I'd rather be a big soft baby seeing a full spectrum of bright color than a walled-off crusty adult stuck in a world of beige.
This week, focus on: being a big baby!
This week, your challenge is to focus on one emotion each day. Lean into it fully, Big Baby style, and give yourself permission to feel without filters. Try to not skip a day (unless it's truly unsafe for your mental health), every day is just as important:
Sunday: joy! Immerse yourself in an activity that brings you great joy, or allow yourself to feel pure joy in whatever you already had planned for the day. Let go and let yourself get really into it without worrying how you look.
Monday: Sadness! Take a moment to release something that’s been weighing on you. Watch a touching movie, look at old photos, or simply sit with the parts of life that feel a little tender. Tears are welcome here. I'm already crying thinking about my thing. I'm excited to feel!
Tuesday: Laughter! Find something that makes you laugh so hard you might snort. Call your friend that gives you the laughing fits. Watch that stupid video that makes you laugh uncontrollably. Think back to a memory that makes you laugh every dang time. Watch your favorite comedian's special.
Wednesday: Anger! Throw a solo tantrum about life being unfair! Because it is! Safely, stomp your feet, throw your arms in the air wildly, yell “UGH!”, scream into a pillow, and/or scribble furiously on paper like a spooky child in a movie. Release that anger physically, on your own, like a true Big Baby.
Thursday: Play! Create something without caring if it's good, perfect, or presentable. Doodle, bake from your imagination, build a pillow fort, build a burger with ridiculous toppings, whatever sparks your playful side. The only rule is to have fun!
Friday: Gratitude! Spend the day searching for gratitude and say "thank you" out loud or to yourself each time you think of something, or someone, you're grateful for. See if you can say thank you 20 times! I think you can.
Saturday: Curiosity! Pretend you’re seeing the world for the first time. Take a walk and notice everything with a child’s wonder: Leaves! Clouds! Bugs! Life! Ask “why” or “how” about everything you encounter, and enjoy the exploration!
By the end of the week, you’ll have embraced a full spectrum of emotions, Big Baby Energy is here and I hope it stays!!! Respond to this email (or comment in Substack) to let me know how it’s going. I want to hear your stories!

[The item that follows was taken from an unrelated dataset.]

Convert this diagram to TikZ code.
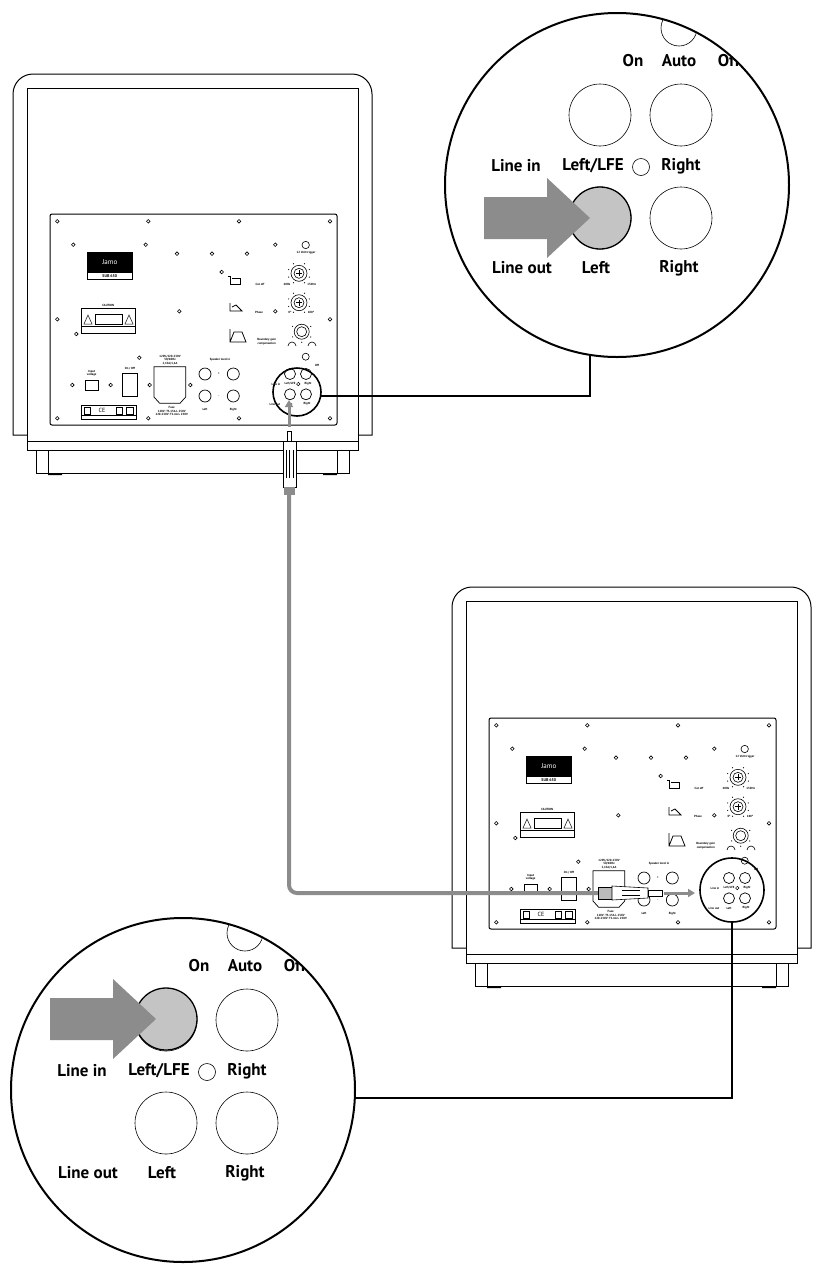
\documentclass[tikz,border=0pt]{standalone}
\usepackage{fontspec}
\setmainfont{PT Sans}
\usetikzlibrary{arrows.meta}
\definecolor{arrowgray}{HTML}{8C8C8C}
\definecolor{jackgray}{HTML}{C4C4C4}
\tikzset{
  screw/.style={draw,line width=0.6pt,fill=white},
  tiny/.style={font=\fontsize{3}{3.5}\selectfont\bfseries,inner sep=0pt,align=center},
  biglbl/.style={font=\fontsize{17}{19}\selectfont\bfseries,inner sep=0pt},
  bigjack/.style={draw,line width=0.6pt,fill=white},
  cab/.style={line width=1pt},
  lead/.style={line width=1.6pt},
  cable/.style={line width=4pt,arrowgray,rounded corners=8pt},
}
\newcommand\subpanel[1]{%
\begin{scope}[shift={#1}]
  \draw[line width=1pt,rounded corners=2pt,fill=white] (0,0) rectangle (287,211);
  \foreach \p in {(7.3,7.3),(98.3,7.3),(189,7.3),(280,7.3),(23.3,30.7),(95.7,30.7),(225.3,30.7),
    (127,39.7),(162,39.7),(197,39.7),(7.3,105.3),(129.3,97.3),(225.3,97.3),(280,105.3),(26.3,120),
    (89.3,143.7),(22.3,171),(60.7,171),(99.7,171),(140.3,171),(7.3,204.3),(98.3,204.3),(189,204.3),(280,204.3),(171.7,58)}
    \draw[screw] \p circle (1.8);
  % jamo label
  \draw[line width=0.7pt,fill=black] (37.3,38.7) rectangle (82.3,58.3);
  \draw[line width=0.7pt] (37.3,58.3) rectangle (82.3,65);
  \node[text=white,font=\fontsize{7}{8}\selectfont,inner sep=0pt] (jm) at (59.8,48.5) {Jamo};
  \node[tiny,font=\fontsize{4}{5}\selectfont\bfseries] (sb) at (59.8,61.7) {SUB 650};
  % 12V trigger
  \draw[line width=0.6pt] (255.7,31) circle (3.7);
  \node[tiny] (tv) at (256,38.7) {12 Volt trigger};
  % knobs
  \foreach \y in {59.3,88.7}{
    \draw[line width=0.6pt] (249,\y) circle (8);
    \draw[line width=0.6pt] (249,\y) circle (5);
    \draw[line width=0.5pt] (246,\y) -- (252,\y) (249,\y-3) -- (249,\y+3);
    \foreach \a in {-60,-20,20,60,120,160,200,240} \fill (249,\y)++(\a:11) circle (0.6);
  }
  \draw[line width=0.6pt] (251.7,117.7) circle (7.5);
  \draw[line width=0.6pt] (251.7,117.7) circle (5);
  \foreach \a in {-30,30,150,210,90} \fill (251.7,117.7)++(\a:10.5) circle (0.6);
  \draw[line width=0.6pt] (238,132) arc (180:360:4) (258,132) arc (180:360:4);
  \node[tiny] (f1) at (237,70) {40Hz};
  \node[tiny] (f2) at (261.7,70) {150Hz};
  \node[tiny] (co) at (210,70) {Cut off};
  \node[tiny] (ph) at (209,98.3) {Phase};
  \node[tiny] (p0) at (240,98.3) {0°};
  \node[tiny] (p1) at (261,98.3) {180°};
  \node[tiny] (bg) at (216.7,127.7) {Boundary gain\\compensation};
  % graph icons
  \draw[line width=0.8pt] (178,62) -- (180,62) -- (180,70) -- (190,70) -- (190,64) -- (182,64);
  \draw[line width=0.8pt] (180,89) -- (180,97) -- (192,97) -- (186,91) -- (182,93);
  \draw[line width=0.8pt] (180,115) -- (180,128) -- (196,128) -- (192,118) -- (184,118) -- (180,128);
  % caution label
  \node[tiny] (ca) at (58.3,91) {CAUTION};
  \draw[line width=0.5pt] (31.7,94.3) rectangle (85,119.3);
  \draw[line width=0.4pt] (31.7,112) -- (85,112) (45,100) rectangle (72,110);
  \draw[line width=0.5pt] (34,110) -- (38,101) -- (42,110) -- cycle (75,110) -- (79,101) -- (83,110) -- cycle;
  % input voltage
  \node[tiny] (iv) at (41.7,159.3) {Input\\voltage};
  \draw[line width=0.7pt] (35,166) rectangle (48.3,176.7);
  \node[tiny] (oo) at (80,155) {On / Off};
  \draw[line width=0.7pt] (72.7,159.3) rectangle (87.3,182.7);
  % IEC
  \node[tiny] (iec) at (120,146) {120V/220-230V~\\50/60Hz\\2,15A/1,6A};
  \draw[line width=0.7pt] (104,152.7) -- (135.7,152.7) -- (135.7,183) -- (130,189.3) -- (109.7,189.3) -- (104,183) -- cycle;
  \node[tiny] (fu) at (121.7,197) {Fuse\\120V: T3.15A L 250V\\220-230V: T1.6A L 250V};
  % speaker level in
  \node[tiny] (sl) at (170,146) {Speaker level in};
  \foreach \p in {(155,160),(183.3,160),(155,182),(183.3,182)} \draw[line width=0.7pt] \p circle (6);
  \node[tiny] at (169,160) {+};
  \node[tiny] at (169,182) {-};
  \node[tiny] (sll) at (155,195.3) {Left};
  \node[tiny] (slr) at (183.3,195.3) {Right};
  % line jacks
  \draw[line width=0.6pt] (255.7,142.7) circle (3.5);
  \node[tiny] at (267,151) {Off};
  \foreach \p in {(240,160),(256,160),(240,180.3),(256,180.3)} \draw[line width=0.7pt] \p circle (5.5);
  \draw[line width=0.5pt] (248.3,170) circle (1.7);
  \node[tiny] at (226,170) {Line in};
  \node[tiny] at (240,170) {Left/LFE};
  \node[tiny] at (258,170) {Right};
  \node[tiny] at (225,190) {Line out};
  \node[tiny] at (240,190) {Left};
  \node[tiny] at (257,190) {Right};
  % regulatory
  \draw[line width=0.7pt] (31,191) rectangle (86.7,205.3);
  \draw[line width=0.5pt] (31,201.5) -- (86.7,201.5);
  \node[tiny,font=\fontsize{6}{6}\selectfont] at (52,196) {CE};
  \draw[line width=0.5pt] (34,193) rectangle (40,200) (66,193) rectangle (72,200) (76,193) rectangle (83,200);
\end{scope}}
\newcommand\subcab[1]{%
\begin{scope}[shift={#1}]
  \draw[cab] (358,435) -- (372,435) {[rounded corners=20pt] -- (372,74) -- (13,74)} -- (13,435) -- (27,435);
  \draw[cab] (27,88) rectangle (358,441);
  \draw[cab] (27,441) rectangle (358,450);
  \draw[cab] (36,450) rectangle (349,473);
  \draw[cab] (48,450) -- (48,473) (337,450) -- (337,473);
  \fill (48,473) rectangle (62,475) (323,473) rectangle (337,475);
\end{scope}}
\newcommand\zoomcircle[2]{% center, y of gray jack
\begin{scope}[shift={#1}]
  \draw[line width=2pt,fill=white] (0,0) circle (172);
  \begin{scope}
    \clip (0,0) circle (171);
    \draw[line width=0.6pt] (62,-157) circle (18);
    \node[biglbl] at (16,-124) {On};
    \node[biglbl] at (62,-124) {Auto};
    \node[biglbl] at (112,-124) {Off};
  \end{scope}
  \draw[bigjack] (-17,-70) circle (31);
  \draw[bigjack] (64,-70) circle (31);
  \draw[bigjack] (-17,33) circle (31);
  \draw[bigjack] (64,33) circle (31);
  \draw[line width=0.6pt] (24,-18) circle (8.5);
  \node[biglbl] at (-101,-19) {Line in};
  \node[biglbl] at (-24,-19) {Left/LFE};
  \node[biglbl] at (64,-19) {Right};
  \node[biglbl] at (-95,83) {Line out};
  \node[biglbl] at (-21,83) {Left};
  \node[biglbl] at (62,83) {Right};
  \draw[line width=1.3pt,fill=jackgray] (-17,#2) circle (31);
  \fill[arrowgray] (-133,#2-21) -- (-70,#2-21) -- (-70,#2-40) -- (-27,#2) -- (-70,#2+40) -- (-70,#2+21) -- (-133,#2+21) -- cycle;
\end{scope}}
\begin{document}
\begin{tikzpicture}[x=1pt,y=-1pt]
\useasboundingbox (0,0) rectangle (826,1267);
% top speaker
\subcab{(0,0)}
\subpanel{(50,214)}
\draw[lead] (297,392) circle (24);
% bottom speaker
\subcab{(439,513)}
\subpanel{(489,718)}
\draw[lead] (732,890) circle (32);
% cable
\draw[cable] (289,495) -- (289,893) -- (598,893);
% top plug
\draw[line width=3pt,arrowgray,-{Triangle[width=8pt,length=7pt]}] (289,427) -- (289,400);
\draw[line width=0.6pt,fill=white] (287,431) rectangle (291,441);
\draw[line width=0.6pt,fill=white] (283,441) rectangle (296,487);
\draw[line width=0.5pt] (286,450) -- (286,478) (289,450) -- (289,478) (293,450) -- (293,478);
\fill[arrowgray] (284,487) rectangle (295,495);
% bottom plug
\draw[line width=0.6pt,fill=arrowgray!60] (598,887) rectangle (612,899);
\draw[line width=0.6pt,fill=white] (612,886) -- (648,888) -- (648,898) -- (612,900) -- cycle;
\draw[line width=0.5pt] (622,890.5) -- (640,890.5) (622,895.5) -- (640,895.5);
\draw[line width=0.6pt,fill=white] (648,890) rectangle (662,896);
\draw[line width=3pt,arrowgray,-{Triangle[width=8pt,length=7pt]}] (664,893) -- (695,893);
% zoom circles
\zoomcircle{(617,185)}{33}
\zoomcircle{(183,1090)}{-71}
% leaders
\coordinate (t1) at (590,396);
\draw[lead] (321,396) -- (t1) -- (590,355);
\coordinate (b1) at (732,1098);
\draw[lead] (732,922) -- (b1) -- (355,1098);
\end{tikzpicture}
\end{document}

What the heck else is happening!!
This week in Full Time You we’re learning what our actual superpowers are: the reason why people love working with us! We’ll be channeling this energy into a career strategy plan later in the year. You can still join the program, it’s not too late!
I’ve been spending more time away from the big social media apps and more on the apps (with social features) I love using. Specifically Hevy (track workouts and follow friends) and Swarm (a check-in app relic from the past). My friends are on there and we’re cheering each other on! Maybe I’ll see you there?!
I’m celebrating hitting 30 paid subscribers to The Big Slide! I am *SO GRATEFUL* to everyone for supporting me (just $5/mo or $50/yr). It’s important to me that the content is free and accessible to all, so any financial support I can get helps keep it that way :-)
What a great exercise! This post brought me Joy for Sunday 🤣
About to put "I'd rather be a big soft baby seeing a full spectrum of bright color than a walled-off crusty adult stuck in a world of beige." on a post-it note!